Inputs: Company name, industry, country, and other contextual info.
Function: Determined whether pairs of entries referred to the same company or not.
Processing speed: Over 10,000 records were evaluated in under an hour.
Final rule: Retain the external reference name when available, or the most complete version of the name otherwise.
Each stage made the next more efficient.
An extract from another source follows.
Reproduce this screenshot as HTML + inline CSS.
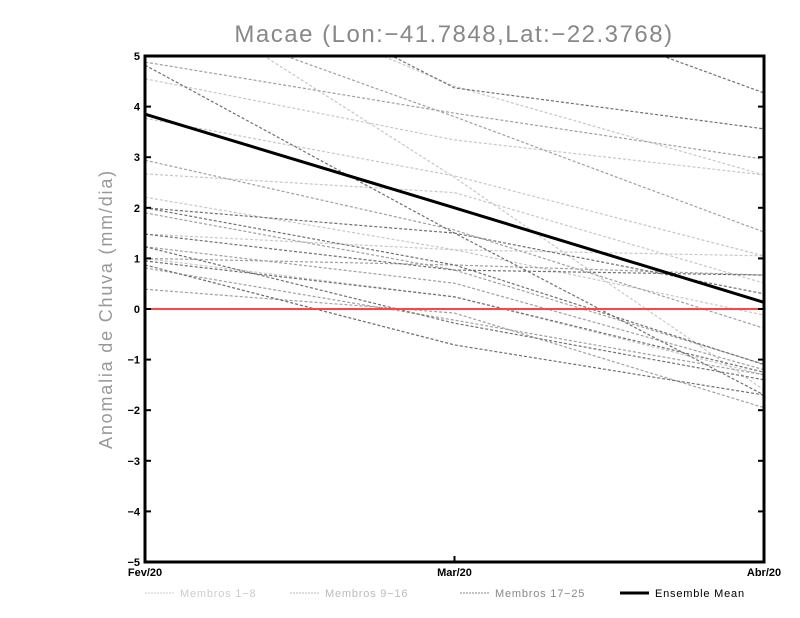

By progressively narrowing the problem scope, AI could focus on the hardest, most judgment-based decisions.
The Results
Time saved: Entire process completed in 6.5 hours, compared to an estimated month.
Cost saved: Avoided $10,000 in manual labor costs.
Insights unlocked:
Identified key companies that sent the most attendees.
Tracked returning companies and revealed industry-specific attendance patterns.
Discovered hidden gems—small but influential companies that had gone unnoticed.
Business impact: The cleaned data enabled better event planning, more targeted marketing, and valuable follow-ups with high-profile clients.
Lessons and Takeaways
AI’s true role: AI didn’t do all the work—it handled the “last mile” that humans or basic algorithms couldn’t easily solve.
Start with messy data: The article challenges the belief that clean data must come before AI. Instead, it argues that AI can produce clean data.
AI for AI: Large AI labs already use similar techniques—applying AI to refine their own training datasets.
Strategic advice: The ugliest, most painful datasets often hold the most value. Rather than delay analysis for the sake of cleaning, organizations should use AI to extract insights from the mess.
Don’t wait for perfect data to embrace AI. Start with your messiest, most frustrating dataset—the one that makes your team groan. That’s where the clearest, most immediate wins with AI lie.